Cuatro de la tarde. Yo estaba en mi cuarto terminando de hacer una pequeña siesta. Los cuidados de mi madre, me habían dejado cansado, y con la humedad de mi Valencia se me resentían las rodillas. Era mi necesario descanso para poderla cuidar mejor.
Y, casi de repente, he oído cómo mi madre deambulaba pesada y lentamente por la casa, con un cierto y extraño enfado, y con la sensación de sentirse sola y desamparada. Como les pasa a muchos niños, a los que acompaña la idea triste del abandono.
Al verla rara, he pensado que seguramente, mi madre se había ido sin poder evitarlo, a elucubrar sobre su soledad y sobre seres que ya no están. Y, como de vez en cuando acertaba y concluía que dichos seres nuestros no estarían y no podrían proporcionarla conversación y compañía, su angustia era evidente.
Y entonces le he dicho a mi madre con todo mi cariño del que soy yo capaz, que entrara en mi cuarto. Sí. Al principio ella hacía como que no quería, pero esta vez ha cedido. Sí que necesitaba de alguien, aunque nunca lo iría a admitir.
Primera estrategia. Presentarle cara de optismismo y de naturalidad. Cara, de padrazo desdramatizador. Cara de calor y de comprensión.
- "Anda, mamá. Entra. Ven aquí, que se está calentito y bien ..."
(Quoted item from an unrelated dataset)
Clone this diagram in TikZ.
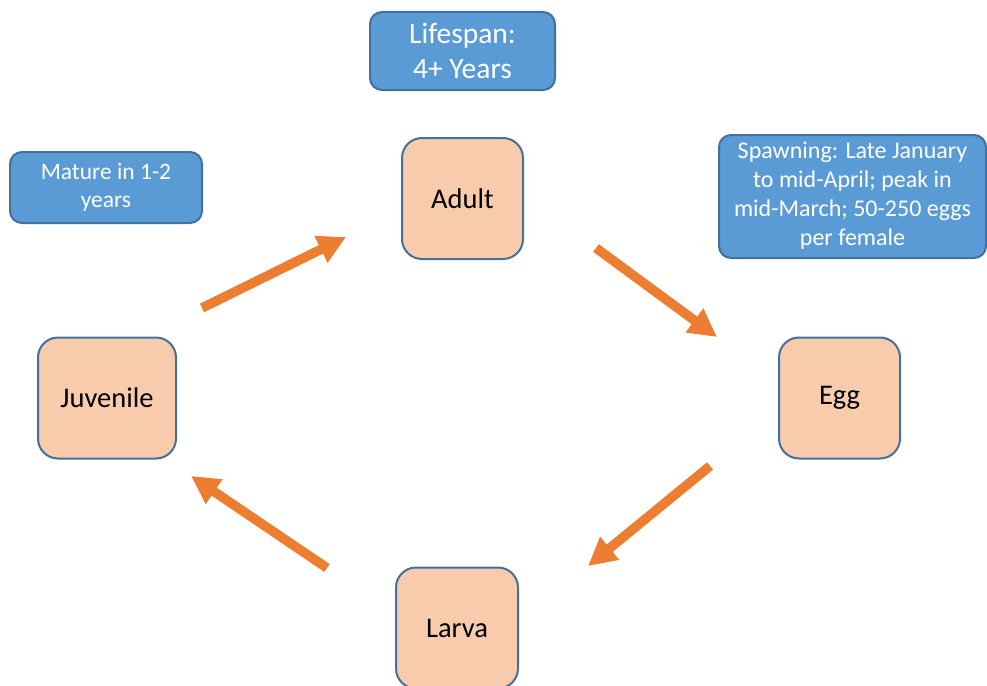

- "No. Es igual... Venga, entraré a ver ..."
Se ha sentado junto a mi regazo. Me decía cosas incoherentes, intentando asustarme para que le prestara más atención. Quería desconcertarme, para mostrar así su cayado de mando.
Yo le he dicho que no se preocupara de nada. Y a pesar de que su discurso feo se bifurcaba en caminos de temor y de incoherencia, yo no entraba al trapo. Porque mi salud mental, debe marcar una necesaria y prudencial distancia frente a su senilidad traviesota.
Al notar el contacto corporal y el calor que se generaba, mi madre hallaba un tipo de comunicación oportuna y certera. Sí. Mi mamacita no quería que le dijera cosas cotidianas o trascendentes, sino que le dedicara una letanía de comprensión y de quietud.
Calor efectivo. Le he explicado que no estaba sola, y que siempre tendría relevos de presencia. Y, sin insistir demasiado, el mutuo contacto corporal la procuraba una vertiente sosegada que la llevaba a dormitar sobre mí. Cerraba los ojos y se dormía ...
Yo, la observaba. Le pasaba algo más. Quería eficacia y acción. Convicción en mí. Y como me veía sobrado de ella, sus ojos se ponían serenos y animosos tras un dulce y fugaz sueñecito. Otros ojillos más tranquilos.
Le he dado el antibiótico de las cuatro y media, y como se ha visto casi de repente con un vaso de agua entre las manos y el citado fármaco, mi madre ha pensado que mi faceta de enfermero no la provocaba decepción alguna. Yo, no me estaba olvidando de sus pastillas. Buena señal. Acogedora y confiada ...
Media hora después, le he anunciado que iba a calentarle la lechita para la merienda, y a prepararla unas galletas para que se las zampara. Buen camarero y servidor, ha debido pensar. Y entonces, premio y reciprocidad.
A mi madre le ha vuelto la vitalidad, y de sus ojos ha desaparecido la negrura de sus dudas e incertidumbres. Volvía a recuperar la orientación, y ya no me preguntaba por personajes inexistentes.
No todo estaba hecho. A mi madre había que seguir dándole presencia, y estando con ella mientras merendaba. Calma total, y hasta chicha. El espíritu de mamá la ha llevado hasta a los personajes que salían por la tele y de los que leía entre las noticias del periódico de papel.
Mi madre, es una niña. Y yo me he sentido útil y grato, apaciguador de demonios, y exorcista de inquietudes. Y éso, te da una alegría interior que es especial. Vuelve la comunicación y la empatía con la necesidad de mi descanso. Lo entiende mejor.